By ,
Published November 04, 2015
Despite concerns about the overlap between Internet service providers and content providers, the FCC voted Tuesday to allow Comcast, the country's largest cable company, to take over NBC Universal, home of the NBC television network.
The deal is still awaiting Justice Department approval, which is expected later Tuesday.
The recent passage of so-called net neutrality legislation may have helped pave the way for the merger. The new laws are designed to prohibit phone and cable companies from abusing their control over Internet connections by discriminating against rival content or services, such as Internet phone calls or online video, or playing favorites with Web traffic. Rivals of the law feared that it could strangle industry investment in new Internet technologies.
With the sheer size of the Comcast / NBC deal certain to transform the entertainment industry landscape, regulators are attaching additional conditions above and beyond the net neutrality laws in order to prevent Comcast Corp. from trampling competitors once it takes control of NBC's vast media empire.
Among other things, the government is requiring Comcast to make NBC programming available to rival cable companies, satellite operators and new Internet video services that could pose a threat to Comcast's core cable business.
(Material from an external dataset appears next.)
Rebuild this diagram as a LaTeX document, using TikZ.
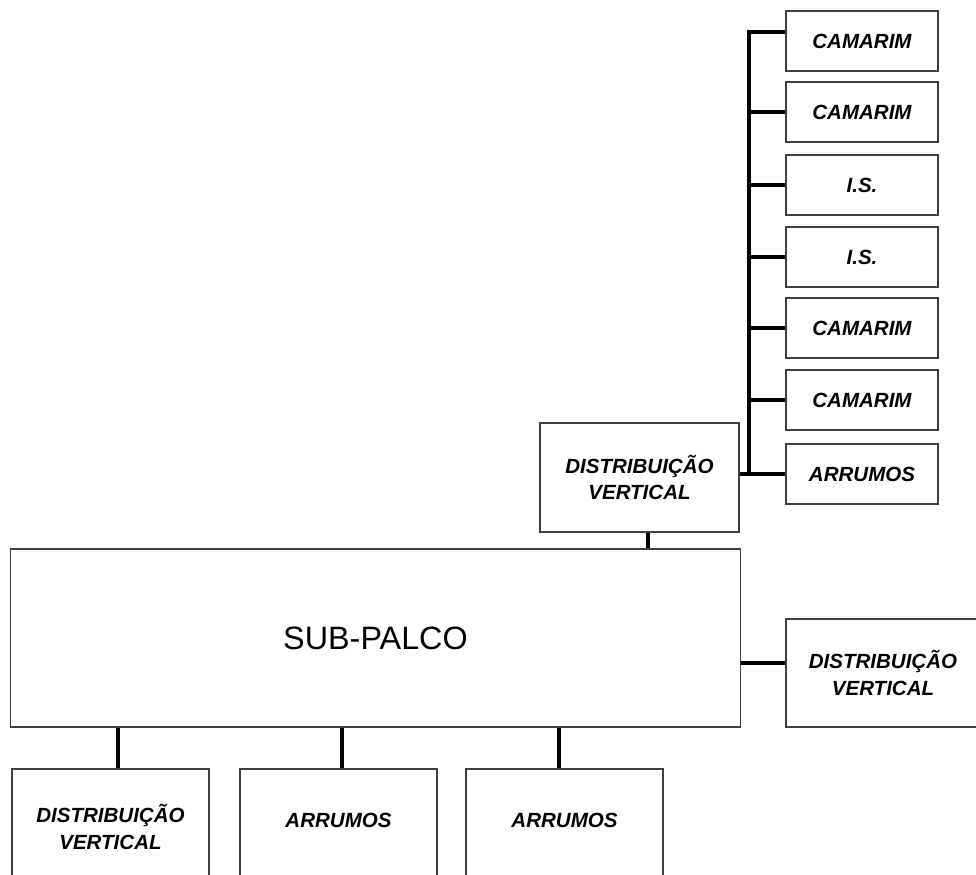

It must also protect diversity and local concerns, by carrying public interest content, for example.
Comcast and NBC have also voluntarily agreed to certain conditions, the FCC reported. Notably, Comcast will make high-speed Internet access available to about 2.5 million low income households, maintain at least the current level of news and other programming among Telemundo owned and operated stations, and increase the amount of children's programming it provides.
In a statement released with the the notification of the approval, FCC chairman Julius Genachowski touted these and other agreements as "carefully considered steps to ensure that competition drives innovation in the emerging online video marketplace."
These targeted conditions and commitments, which generally will remain in effect for seven years.
Commissioner Michael J. Copps dissented with the agreement, which he said put too much power into one company's hands.
"I searched in vain for the benefits," Copps wrote. "Many of the new commitments that have been added aim no higher than maintaining the status quo. The status quo is not serving the public interest," he wrote in a statement released by the FCC.
The FCC voted 4-to-1 Tuesday to let Comcast buy a 51 percent stake in NBC Universal from General Electric Co. for $13.8 billion in cash and assets.